- What the task requires: Work out how many lines in the entries below include the word "that". Give nothing but the number.

- Provided data:
<<<<

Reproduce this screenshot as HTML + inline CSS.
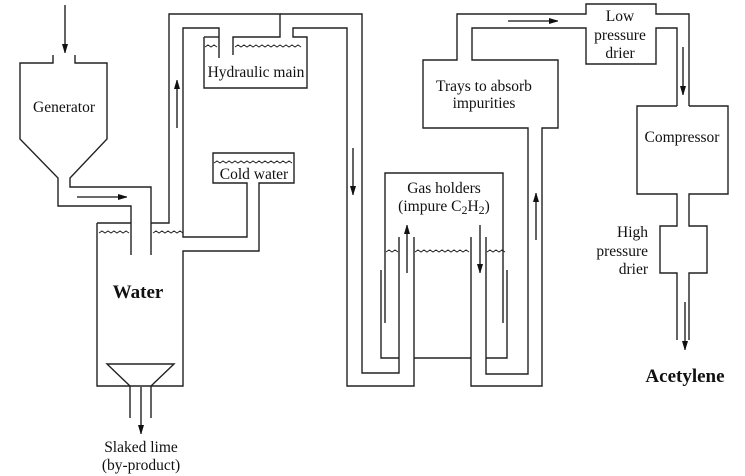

>>>>
<<<<

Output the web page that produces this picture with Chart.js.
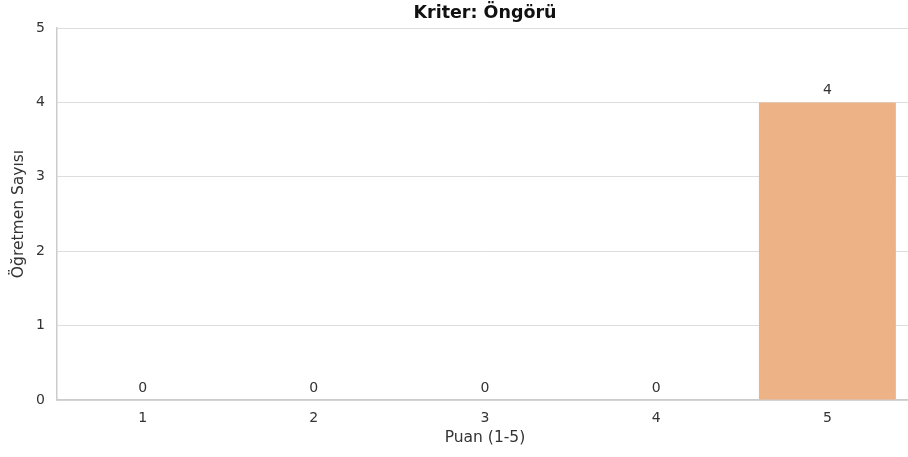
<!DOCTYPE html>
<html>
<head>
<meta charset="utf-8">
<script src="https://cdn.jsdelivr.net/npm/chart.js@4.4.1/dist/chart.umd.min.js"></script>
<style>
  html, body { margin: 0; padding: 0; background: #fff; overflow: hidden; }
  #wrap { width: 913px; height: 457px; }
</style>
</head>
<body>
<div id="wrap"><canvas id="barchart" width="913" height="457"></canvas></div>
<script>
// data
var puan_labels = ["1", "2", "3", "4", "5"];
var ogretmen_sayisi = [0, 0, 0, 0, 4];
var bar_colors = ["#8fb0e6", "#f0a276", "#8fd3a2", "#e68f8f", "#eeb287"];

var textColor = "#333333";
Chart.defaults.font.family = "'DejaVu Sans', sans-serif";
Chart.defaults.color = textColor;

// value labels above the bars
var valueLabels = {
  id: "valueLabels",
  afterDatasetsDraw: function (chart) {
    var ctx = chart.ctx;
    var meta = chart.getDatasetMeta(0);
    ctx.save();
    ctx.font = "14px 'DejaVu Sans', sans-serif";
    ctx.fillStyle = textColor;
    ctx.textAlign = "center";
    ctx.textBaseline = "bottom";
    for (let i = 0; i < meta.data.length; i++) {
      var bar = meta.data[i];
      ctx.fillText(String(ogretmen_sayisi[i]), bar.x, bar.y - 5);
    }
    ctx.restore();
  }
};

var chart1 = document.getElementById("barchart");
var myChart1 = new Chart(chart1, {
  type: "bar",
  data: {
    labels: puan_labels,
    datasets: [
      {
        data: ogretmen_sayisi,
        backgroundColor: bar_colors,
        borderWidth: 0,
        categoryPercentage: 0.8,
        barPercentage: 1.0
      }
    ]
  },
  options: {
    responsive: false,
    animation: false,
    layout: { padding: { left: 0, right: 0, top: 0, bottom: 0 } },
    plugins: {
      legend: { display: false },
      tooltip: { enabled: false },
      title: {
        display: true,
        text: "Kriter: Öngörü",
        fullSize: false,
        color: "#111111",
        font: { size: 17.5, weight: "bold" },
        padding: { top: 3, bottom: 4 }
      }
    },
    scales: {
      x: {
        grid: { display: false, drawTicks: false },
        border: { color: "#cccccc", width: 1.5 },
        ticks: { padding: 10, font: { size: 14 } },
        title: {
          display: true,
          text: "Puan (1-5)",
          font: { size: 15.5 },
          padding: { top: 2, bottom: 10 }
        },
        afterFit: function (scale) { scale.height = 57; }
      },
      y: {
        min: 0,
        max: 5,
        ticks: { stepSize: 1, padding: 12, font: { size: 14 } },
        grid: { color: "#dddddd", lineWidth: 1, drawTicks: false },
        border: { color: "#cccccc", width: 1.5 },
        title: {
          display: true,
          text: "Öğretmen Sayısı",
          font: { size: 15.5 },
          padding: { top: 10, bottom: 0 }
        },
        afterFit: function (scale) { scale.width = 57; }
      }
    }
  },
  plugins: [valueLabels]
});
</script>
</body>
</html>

>>>>
<<<<

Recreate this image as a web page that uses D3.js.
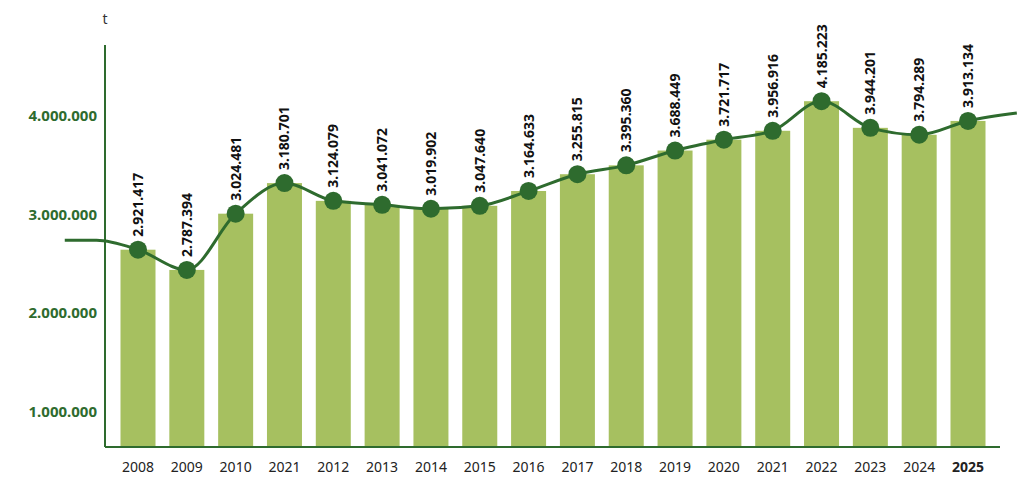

>>>>

- Result below: 2